Western academics at the time treated these accounts as curiosities, like the last dregs of an older age of ethnography. Today, their theory of “wendigo psychosis” is dismissed as xenophobia and exaggeration, but the world was stranger then—more mysterious, more dangerous, and crueler. Superstition thrives when it provides an easy answer to a difficult question. For the Anishinaabe, the causes of famine were impossible to know, much less fight—but a wendigo could also be blamed for hardship and loss, and a wendigo could be “killed.”
At the time of these events, a Sucker man named Zhauwuno-geezhigo-gaubow (“he who stands in the southern sky”) had become known for crafting beautiful instruments, bringing some business to the struggling community. For his flair, his people called him Maisaninnine, (“stylish man”). For his instruments, the English-speaking traders dubbed him “Jack Fiddler.”
By late adulthood, Fiddler had risen to the status of ogimaa, a chief and shaman tasked with the spiritual and political leadership of the clan. Fatefully, this also meant protections from wendigos.

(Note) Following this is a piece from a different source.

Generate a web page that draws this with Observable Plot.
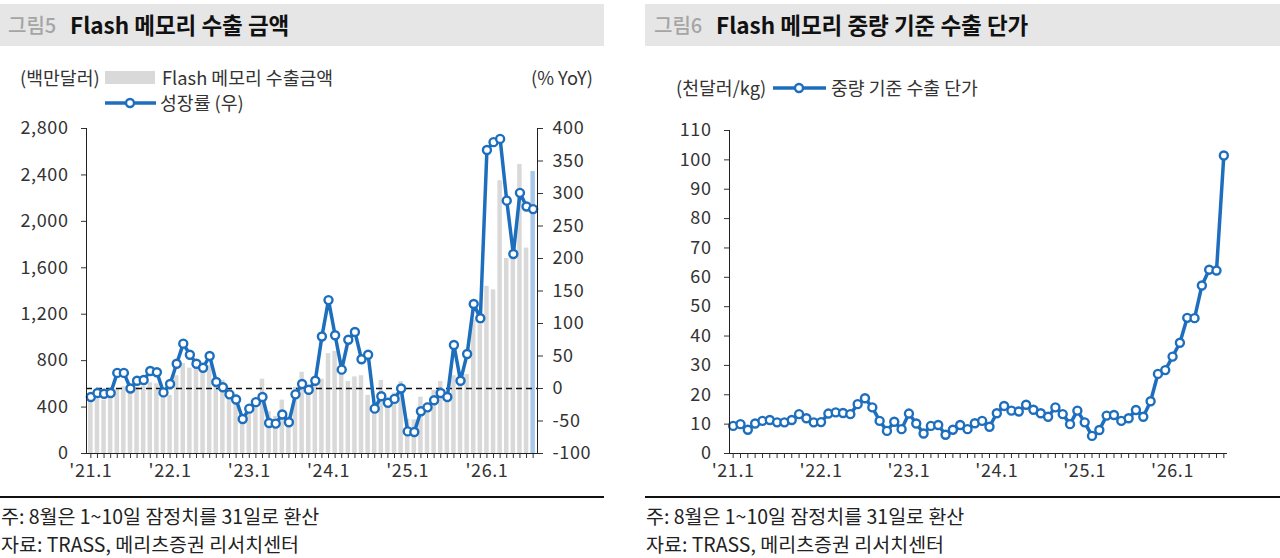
<!DOCTYPE html>
<html>
<head>
<meta charset="utf-8">
<script src="https://cdn.jsdelivr.net/npm/d3@7"></script>
<script src="https://cdn.jsdelivr.net/npm/@observablehq/plot@0.6"></script>
<style>
  body { margin: 0; background: #fff; }
  #root { position: relative; width: 1280px; height: 558px; overflow: hidden;
          font-family: "Noto Sans CJK KR", "Noto Sans", sans-serif; color: #222; }
  .titlebar { position: absolute; top: 4px; height: 42px; background: #e6e6e6; }
  .titlebar .fig { position: absolute; top: 6px; font-size: 20px; color: #a5a5a5; font-weight: 500; }
  .titlebar .main { position: absolute; top: 4px; font-size: 22.5px; color: #111; font-weight: 700; }
  .t { position: absolute; font-size: 18.3px; line-height: 24px; white-space: nowrap; color: #333; }
  .note { position: absolute; font-size: 19.5px; line-height: 24px; white-space: nowrap; color: #222; }
  .rule { position: absolute; top: 496px; height: 2px; background: #111; }
  .plot { position: absolute; top: 115px; }
  .plot svg text { letter-spacing: 0.6px; }
</style>
</head>
<body>
<div id="root">
  <div class="titlebar" style="left:0;width:604px;">
    <span class="fig" style="left:8px;">그림5</span>
    <span class="main" style="left:70px;">Flash 메모리 수출 금액</span>
  </div>
  <div class="titlebar" style="left:645px;width:635px;">
    <span class="fig" style="left:9px;">그림6</span>
    <span class="main" style="left:71px;">Flash 메모리 중량 기준 수출 단가</span>
  </div>

  <div class="t" style="left:20px;top:65px;">(백만달러)</div>
  <div style="position:absolute;left:105px;top:71px;width:50px;height:13px;background:#d9d9d9;"></div>
  <div class="t" style="left:162px;top:65px;">Flash 메모리 수출금액</div>
  <div class="t" style="right:687px;top:65px;">(% YoY)</div>
  <svg style="position:absolute;left:104px;top:94px;" width="54" height="18">
    <line x1="1" y1="9" x2="52" y2="9" stroke="#1e6ebe" stroke-width="3.5"/>
    <circle cx="26" cy="9" r="4" fill="#fff" stroke="#1e6ebe" stroke-width="2.4"/>
  </svg>
  <div class="t" style="left:160px;top:90px;">성장률 (우)</div>

  <div class="t" style="left:676px;top:75px;">(천달러/kg)</div>
  <svg style="position:absolute;left:772px;top:79px;" width="56" height="18">
    <line x1="1" y1="9" x2="54" y2="9" stroke="#1e6ebe" stroke-width="3.5"/>
    <circle cx="27" cy="9" r="4" fill="#fff" stroke="#1e6ebe" stroke-width="2.4"/>
  </svg>
  <div class="t" style="left:831px;top:75px;">중량 기준 수출 단가</div>

  <div id="leftPlot" class="plot" style="left:0;"></div>
  <div id="rightPlot" class="plot" style="left:645px;"></div>

  <div class="rule" style="left:0;width:604px;"></div>
  <div class="rule" style="left:645px;width:635px;"></div>
  <div class="note" style="left:1px;top:504px;">주: 8월은 1~10일 잠정치를 31일로 환산</div>
  <div class="note" style="left:1px;top:532px;">자료: TRASS, 메리츠증권 리서치센터</div>
  <div class="note" style="left:646px;top:504px;">주: 8월은 1~10일 잠정치를 31일로 환산</div>
  <div class="note" style="left:646px;top:532px;">자료: TRASS, 메리츠증권 리서치센터</div>
</div>

<script>
// ---- data (monthly, 2021.1 – 2026.8) ----
const yearLabels = ["'21.1", "'22.1", "'23.1", "'24.1", "'25.1", "'26.1"];

// Flash memory export amount (USD mn)
const exportAmount = [
  455, 470, 460, 475, 555, 575, 520, 570, 580, 610, 600, 520,
  500, 670, 775, 735, 745, 730, 760, 650, 630, 560, 510, 320,
  370, 470, 640, 360, 320, 460, 320, 570, 700, 570, 610, 640,
  860, 880, 690, 620, 660, 670, 500, 400, 630, 450, 520, 620,
  295, 290, 485, 440, 545, 620, 440, 670, 680, 680, 1150, 1110,
  1440, 1410, 2350, 1680, 1680, 2490, 1770, 2430
];

// Growth rate (% YoY, right axis)
const growthYoY = [
  -13, -7, -8, -7, 24, 24, 0, 12, 13, 27, 25, -6,
  7, 38, 69, 52, 38, 32, 50, 10, 2, -9, -17, -47,
  -31, -21, -13, -53, -54, -40, -52, -9, 7, -2, 12, 80,
  136, 82, 29, 75, 87, 45, 52, -31, -12, -22, -16, 0,
  -66, -67, -35, -29, -18, -7, -13, 67, 12, 53, 130, 108,
  367, 379, 384, 289, 207, 301, 280, 276
];

// Export unit price by weight (USD thousand / kg)
const unitPrice = [
  9.4, 10.0, 8.1, 10.2, 11.1, 11.4, 10.6, 10.6, 11.4, 13.4, 12.0, 10.6,
  10.7, 13.6, 14.0, 13.8, 13.4, 16.8, 18.8, 15.7, 11.1, 7.7, 10.8, 8.3,
  13.6, 10.2, 6.8, 9.4, 9.7, 6.4, 8.1, 9.7, 8.3, 10.3, 11.1, 9.1,
  13.7, 16.2, 14.6, 14.3, 16.6, 14.9, 13.7, 12.5, 15.7, 13.4, 10.0, 14.6,
  10.6, 6.0, 8.0, 12.9, 13.1, 11.1, 12.0, 14.8, 12.5, 17.8, 27.1, 28.4,
  33.0, 37.7, 46.2, 46.1, 57.2, 62.6, 62.3, 101.5
];

const leftTicks = [0, 400, 800, 1200, 1600, 2000, 2400, 2800];
const rightTicks = [-100, -50, 0, 50, 100, 150, 200, 250, 300, 350, 400];
const priceTicks = [0, 10, 20, 30, 40, 50, 60, 70, 80, 90, 100, 110];

// ---- helpers ----
const BLUE = "#1e6ebe";
const FONT = '"Noto Sans CJK KR", "Noto Sans", sans-serif';
const monthIndex = d3.range(exportAmount.length);
const lastIdx = monthIndex.length - 1;
const leftMax = leftTicks[leftTicks.length - 1];
const rMin = rightTicks[0], rMax = rightTicks[rightTicks.length - 1];
const toLeft = v => (v - rMin) * leftMax / (rMax - rMin);
const fromLeft = y => y * (rMax - rMin) / leftMax + rMin;
const xFmt = i => (i % 12 === 0 ? yearLabels[i / 12] : "");

const rows = monthIndex.map(i => ({
  i, amount: exportAmount[i], growth: growthYoY[i], price: unitPrice[i]
}));

const style = {
  fontFamily: FONT, fontSize: "18px", color: "#333",
  background: "transparent", overflow: "visible"
};

const left = Plot.plot({
  width: 604, height: 370,
  marginLeft: 86, marginRight: 67, marginTop: 13, marginBottom: 32,
  style,
  x: { type: "band", domain: monthIndex, padding: 0.32, round: false },
  y: { domain: [0, leftMax] },
  marks: [
    Plot.barY(rows.filter(d => d.i !== lastIdx), { x: "i", y: "amount", fill: "#d9d9d9" }),
    Plot.barY(rows.filter(d => d.i === lastIdx), { x: "i", y: "amount", fill: "#a9c9ea" }),
    Plot.ruleY([toLeft(0)], { stroke: "#111", strokeWidth: 1.6, strokeDasharray: "6,4" }),
    Plot.line(rows, { x: "i", y: d => toLeft(d.growth), stroke: BLUE, strokeWidth: 3.5 }),
    Plot.dot(rows, { x: "i", y: d => toLeft(d.growth), r: 4, fill: "#fff", stroke: BLUE, strokeWidth: 2.4 }),
    Plot.axisX({ ticks: monthIndex, tickFormat: xFmt, tickSize: 5, tickPadding: 6, label: null }),
    Plot.axisY({ anchor: "left", ticks: leftTicks, tickFormat: d3.format(","), tickSize: 5, tickPadding: 13, label: null }),
    Plot.axisY(rightTicks.map(toLeft), { anchor: "right", tickFormat: d => String(Math.round(fromLeft(d))), tickSize: 5, tickPadding: 10, label: null }),
    Plot.frame({ anchor: "left", stroke: "#222" }),
    Plot.frame({ anchor: "right", stroke: "#222" }),
    Plot.ruleY([0], { stroke: "#222" })
  ]
});
document.getElementById("leftPlot").append(left);

const right = Plot.plot({
  width: 635, height: 370,
  marginLeft: 84, marginRight: 53, marginTop: 15, marginBottom: 32,
  style,
  x: { type: "point", domain: monthIndex, padding: 0.5, round: false },
  y: { domain: [0, priceTicks[priceTicks.length - 1]] },
  marks: [
    Plot.line(rows, { x: "i", y: "price", stroke: BLUE, strokeWidth: 3.5 }),
    Plot.dot(rows, { x: "i", y: "price", r: 4, fill: "#fff", stroke: BLUE, strokeWidth: 2.4 }),
    Plot.axisX({ ticks: monthIndex, tickFormat: xFmt, tickSize: 5, tickPadding: 6, label: null }),
    Plot.axisY({ anchor: "left", ticks: priceTicks, tickSize: 5, tickPadding: 13, label: null }),
    Plot.frame({ anchor: "left", stroke: "#222" }),
    Plot.ruleY([0], { stroke: "#222" })
  ]
});
document.getElementById("rightPlot").append(right);
</script>
</body>
</html>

Jack, with his brother Joseph, claimed to have killed at least fourteen of the creatures. In one sense, this meant exorcising evil spirits from so they could enter the afterlife in peace. In a different sense, this meant euthanizing those near to death once superstition had come into play.
As the story goes, Joseph’s daughter-in-law Wahsakapeequay fell violently ill in the winter of 1906. The brothers, then in their 60s or 70s, were called. While they first tried to cure her sickness, Wahsakapeequay’s condition worsened. When her suffering became unbearable, they strangled her to prevent possession.
Months had already passed when whispers of the event made their way to visiting mounted police. Two officers, with a prerogative to introduce Canadian law in the region, seized on the chance to arrest the Fiddler brothers for Wahsakapeequay’s death.
Months later, they succeeded. Soon after capture, Jack stole away and hanged himself before the trial, while Joseph was convicted and sentenced to death, with the judge proclaiming “what the law forbids no pagan belief can justify.” In the months that followed, Joseph would successfully appeal his conviction, but the letter ordering his release arrived three days after his death in prison from consumption.
In the absence of the Fiddlers’ leadership, the Canadian government quietly asserted their jurisdiction in the region, irreversibly turning the page to a symbolic new chapter of North American history.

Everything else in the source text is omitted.